(Source records)
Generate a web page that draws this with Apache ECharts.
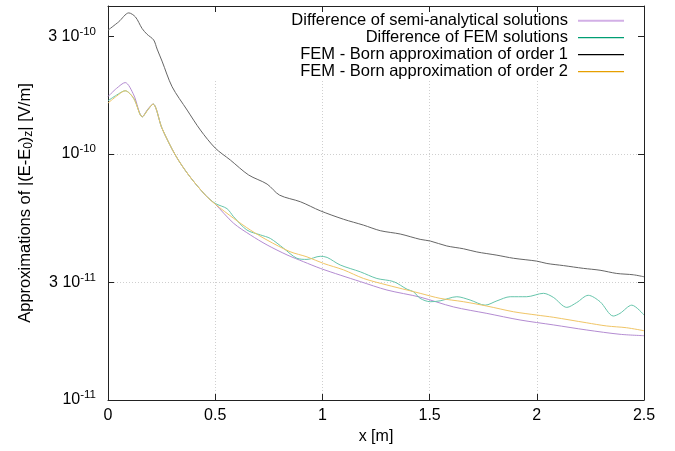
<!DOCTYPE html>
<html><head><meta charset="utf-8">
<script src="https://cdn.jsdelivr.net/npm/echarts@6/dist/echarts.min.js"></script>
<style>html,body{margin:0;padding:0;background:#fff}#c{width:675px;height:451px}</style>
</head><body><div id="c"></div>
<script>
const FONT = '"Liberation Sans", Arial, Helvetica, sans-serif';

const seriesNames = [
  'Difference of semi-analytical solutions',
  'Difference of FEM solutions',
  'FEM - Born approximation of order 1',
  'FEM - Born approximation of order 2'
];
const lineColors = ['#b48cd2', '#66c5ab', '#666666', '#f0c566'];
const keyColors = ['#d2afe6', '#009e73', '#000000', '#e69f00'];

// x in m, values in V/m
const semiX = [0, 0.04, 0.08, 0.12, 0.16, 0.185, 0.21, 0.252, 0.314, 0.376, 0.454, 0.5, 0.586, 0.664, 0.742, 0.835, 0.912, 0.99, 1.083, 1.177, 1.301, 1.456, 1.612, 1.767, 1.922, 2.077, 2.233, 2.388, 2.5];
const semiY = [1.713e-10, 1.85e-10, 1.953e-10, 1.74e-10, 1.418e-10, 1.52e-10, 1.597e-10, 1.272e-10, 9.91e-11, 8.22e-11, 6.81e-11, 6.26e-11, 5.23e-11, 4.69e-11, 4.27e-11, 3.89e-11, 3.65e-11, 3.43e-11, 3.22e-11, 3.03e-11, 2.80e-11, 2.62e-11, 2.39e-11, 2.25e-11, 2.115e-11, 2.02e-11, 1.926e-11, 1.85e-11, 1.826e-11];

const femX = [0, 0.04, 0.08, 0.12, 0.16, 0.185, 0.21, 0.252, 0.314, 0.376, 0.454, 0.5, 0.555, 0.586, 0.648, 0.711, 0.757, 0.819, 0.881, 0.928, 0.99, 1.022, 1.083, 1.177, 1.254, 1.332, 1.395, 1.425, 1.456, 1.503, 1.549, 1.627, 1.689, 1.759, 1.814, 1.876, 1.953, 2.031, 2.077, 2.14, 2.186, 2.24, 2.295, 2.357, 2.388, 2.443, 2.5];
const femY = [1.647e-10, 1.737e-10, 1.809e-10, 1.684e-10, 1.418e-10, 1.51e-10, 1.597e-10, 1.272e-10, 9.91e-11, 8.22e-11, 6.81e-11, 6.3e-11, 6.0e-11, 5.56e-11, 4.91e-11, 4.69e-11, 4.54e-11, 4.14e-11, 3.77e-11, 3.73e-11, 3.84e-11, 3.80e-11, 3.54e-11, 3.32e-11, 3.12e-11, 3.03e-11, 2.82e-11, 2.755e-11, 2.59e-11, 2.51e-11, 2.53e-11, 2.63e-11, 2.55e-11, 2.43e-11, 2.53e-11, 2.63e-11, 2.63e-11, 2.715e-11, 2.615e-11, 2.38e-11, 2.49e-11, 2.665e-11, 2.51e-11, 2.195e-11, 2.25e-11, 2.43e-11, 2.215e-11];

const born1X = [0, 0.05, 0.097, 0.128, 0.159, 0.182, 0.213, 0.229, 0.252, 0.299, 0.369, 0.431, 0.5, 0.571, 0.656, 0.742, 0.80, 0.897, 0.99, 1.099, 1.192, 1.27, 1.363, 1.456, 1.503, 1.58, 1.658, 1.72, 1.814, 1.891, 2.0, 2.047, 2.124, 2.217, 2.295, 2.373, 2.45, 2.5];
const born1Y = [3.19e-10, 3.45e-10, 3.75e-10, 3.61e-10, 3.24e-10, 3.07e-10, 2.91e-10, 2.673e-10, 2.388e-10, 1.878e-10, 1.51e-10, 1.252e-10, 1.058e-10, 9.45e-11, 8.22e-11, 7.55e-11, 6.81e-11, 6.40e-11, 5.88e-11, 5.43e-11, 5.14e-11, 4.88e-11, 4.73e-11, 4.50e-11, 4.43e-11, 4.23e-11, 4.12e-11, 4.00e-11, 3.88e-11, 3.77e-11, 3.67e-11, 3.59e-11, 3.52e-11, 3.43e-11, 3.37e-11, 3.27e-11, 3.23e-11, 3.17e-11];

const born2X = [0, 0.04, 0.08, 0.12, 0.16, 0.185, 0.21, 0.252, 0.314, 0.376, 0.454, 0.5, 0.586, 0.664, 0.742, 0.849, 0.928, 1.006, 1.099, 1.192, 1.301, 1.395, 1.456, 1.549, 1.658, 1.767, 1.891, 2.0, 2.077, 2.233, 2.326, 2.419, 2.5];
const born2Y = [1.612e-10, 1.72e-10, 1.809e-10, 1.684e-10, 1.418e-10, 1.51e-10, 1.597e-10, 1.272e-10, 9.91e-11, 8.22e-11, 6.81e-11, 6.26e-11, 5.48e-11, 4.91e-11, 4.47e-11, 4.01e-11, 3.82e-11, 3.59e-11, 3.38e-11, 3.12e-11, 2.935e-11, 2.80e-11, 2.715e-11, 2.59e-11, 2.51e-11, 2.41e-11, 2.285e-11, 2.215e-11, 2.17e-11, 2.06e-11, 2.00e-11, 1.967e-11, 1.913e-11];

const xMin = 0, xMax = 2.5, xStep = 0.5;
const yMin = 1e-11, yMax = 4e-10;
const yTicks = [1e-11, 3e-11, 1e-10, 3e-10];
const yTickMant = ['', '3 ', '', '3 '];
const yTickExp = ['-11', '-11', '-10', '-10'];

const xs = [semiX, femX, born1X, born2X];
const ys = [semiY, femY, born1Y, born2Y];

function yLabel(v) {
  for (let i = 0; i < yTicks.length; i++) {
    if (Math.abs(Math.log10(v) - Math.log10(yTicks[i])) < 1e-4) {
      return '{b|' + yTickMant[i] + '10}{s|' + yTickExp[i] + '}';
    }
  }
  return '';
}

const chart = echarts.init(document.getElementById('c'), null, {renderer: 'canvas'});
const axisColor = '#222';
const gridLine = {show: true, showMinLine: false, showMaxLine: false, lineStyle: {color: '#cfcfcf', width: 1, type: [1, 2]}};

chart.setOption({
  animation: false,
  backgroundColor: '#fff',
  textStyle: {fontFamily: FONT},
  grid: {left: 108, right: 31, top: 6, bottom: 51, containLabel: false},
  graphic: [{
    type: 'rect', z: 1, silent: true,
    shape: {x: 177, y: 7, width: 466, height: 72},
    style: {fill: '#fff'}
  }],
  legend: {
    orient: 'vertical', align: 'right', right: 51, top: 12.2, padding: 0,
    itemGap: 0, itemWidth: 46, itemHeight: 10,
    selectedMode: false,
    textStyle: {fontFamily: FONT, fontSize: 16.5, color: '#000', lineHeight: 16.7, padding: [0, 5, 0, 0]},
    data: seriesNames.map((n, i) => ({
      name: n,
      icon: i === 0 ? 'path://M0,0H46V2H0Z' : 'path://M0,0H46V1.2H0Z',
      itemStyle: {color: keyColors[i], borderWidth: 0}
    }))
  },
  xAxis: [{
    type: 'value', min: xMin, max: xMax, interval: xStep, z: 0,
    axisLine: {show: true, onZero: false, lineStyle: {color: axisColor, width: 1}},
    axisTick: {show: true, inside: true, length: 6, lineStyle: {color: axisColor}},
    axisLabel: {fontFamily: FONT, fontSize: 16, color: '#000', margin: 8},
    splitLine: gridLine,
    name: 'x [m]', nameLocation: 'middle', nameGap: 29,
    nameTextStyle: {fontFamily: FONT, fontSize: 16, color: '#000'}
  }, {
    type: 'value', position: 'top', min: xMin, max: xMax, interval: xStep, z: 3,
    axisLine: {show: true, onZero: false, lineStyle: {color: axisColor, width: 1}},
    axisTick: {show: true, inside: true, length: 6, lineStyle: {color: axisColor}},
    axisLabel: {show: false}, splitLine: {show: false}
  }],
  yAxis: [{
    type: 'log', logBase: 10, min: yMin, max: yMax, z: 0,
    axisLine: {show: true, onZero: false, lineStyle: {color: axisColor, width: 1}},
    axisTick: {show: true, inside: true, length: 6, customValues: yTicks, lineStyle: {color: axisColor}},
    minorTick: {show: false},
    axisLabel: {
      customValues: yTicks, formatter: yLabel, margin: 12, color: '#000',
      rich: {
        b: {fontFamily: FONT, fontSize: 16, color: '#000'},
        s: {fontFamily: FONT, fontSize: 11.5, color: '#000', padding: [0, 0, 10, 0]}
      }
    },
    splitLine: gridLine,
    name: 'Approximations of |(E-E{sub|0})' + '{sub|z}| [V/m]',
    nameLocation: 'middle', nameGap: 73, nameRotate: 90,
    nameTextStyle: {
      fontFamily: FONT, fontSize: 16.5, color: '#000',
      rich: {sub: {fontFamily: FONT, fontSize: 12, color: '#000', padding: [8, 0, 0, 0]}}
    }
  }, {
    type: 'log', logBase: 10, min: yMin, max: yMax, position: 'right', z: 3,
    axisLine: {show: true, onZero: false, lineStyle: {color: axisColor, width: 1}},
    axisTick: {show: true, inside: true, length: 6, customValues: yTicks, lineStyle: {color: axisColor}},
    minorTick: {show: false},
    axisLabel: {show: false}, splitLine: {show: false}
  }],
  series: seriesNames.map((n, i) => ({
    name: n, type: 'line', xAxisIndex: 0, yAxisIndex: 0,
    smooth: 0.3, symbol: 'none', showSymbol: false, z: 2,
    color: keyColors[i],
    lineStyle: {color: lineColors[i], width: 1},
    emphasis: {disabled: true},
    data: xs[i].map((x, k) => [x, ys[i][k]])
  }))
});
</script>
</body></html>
* * *
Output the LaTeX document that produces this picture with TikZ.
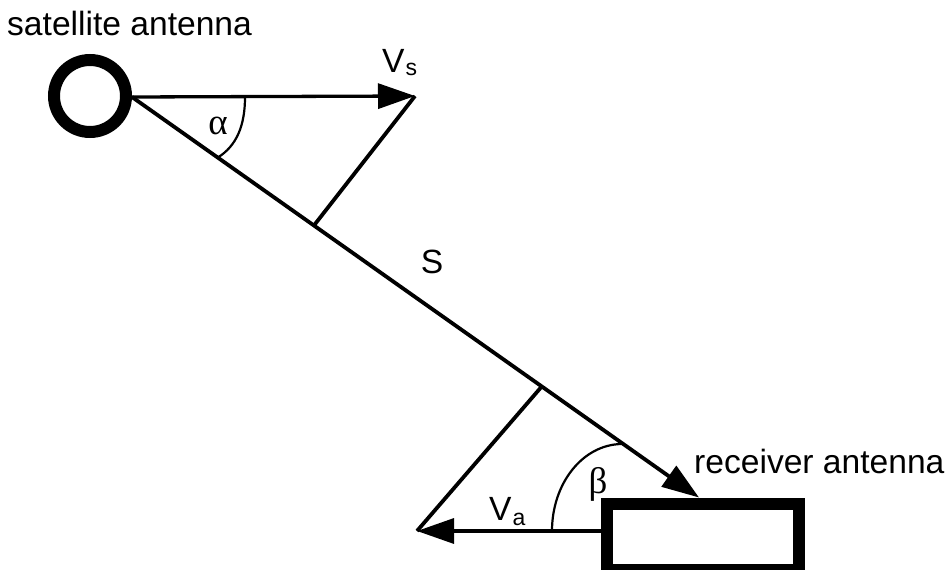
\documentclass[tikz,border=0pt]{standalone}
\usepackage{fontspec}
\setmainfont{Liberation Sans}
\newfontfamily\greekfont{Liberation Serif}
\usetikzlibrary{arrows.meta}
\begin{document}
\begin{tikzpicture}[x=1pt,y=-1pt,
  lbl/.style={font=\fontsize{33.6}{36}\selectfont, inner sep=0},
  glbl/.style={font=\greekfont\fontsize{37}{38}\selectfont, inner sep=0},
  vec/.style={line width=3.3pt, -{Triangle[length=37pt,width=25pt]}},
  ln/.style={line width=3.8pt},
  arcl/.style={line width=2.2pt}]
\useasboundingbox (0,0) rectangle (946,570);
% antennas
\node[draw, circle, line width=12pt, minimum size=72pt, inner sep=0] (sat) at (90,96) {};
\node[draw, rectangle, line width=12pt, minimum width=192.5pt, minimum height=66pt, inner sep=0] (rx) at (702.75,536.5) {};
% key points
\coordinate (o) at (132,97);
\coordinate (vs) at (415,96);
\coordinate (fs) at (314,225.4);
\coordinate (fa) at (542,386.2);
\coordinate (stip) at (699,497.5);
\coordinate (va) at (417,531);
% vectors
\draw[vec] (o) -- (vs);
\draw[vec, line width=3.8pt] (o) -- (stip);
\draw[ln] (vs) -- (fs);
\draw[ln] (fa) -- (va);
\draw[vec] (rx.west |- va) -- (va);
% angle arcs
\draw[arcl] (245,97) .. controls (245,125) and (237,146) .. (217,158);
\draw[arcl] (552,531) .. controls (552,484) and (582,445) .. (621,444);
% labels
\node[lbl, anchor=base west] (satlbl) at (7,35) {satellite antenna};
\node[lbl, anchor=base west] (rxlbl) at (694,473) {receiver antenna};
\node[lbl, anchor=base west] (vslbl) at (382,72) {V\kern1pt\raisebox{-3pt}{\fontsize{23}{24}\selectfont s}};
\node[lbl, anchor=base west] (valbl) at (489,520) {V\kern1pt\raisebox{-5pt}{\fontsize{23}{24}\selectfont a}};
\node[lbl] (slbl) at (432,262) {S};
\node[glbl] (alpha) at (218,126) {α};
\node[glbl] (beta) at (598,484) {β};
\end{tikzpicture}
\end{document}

» Task prompt: Filter the data for the string "with" and copy every line that has it.

» Response below:
Generate a web page that draws this with Apache ECharts.
Output the LaTeX document that produces this picture with TikZ.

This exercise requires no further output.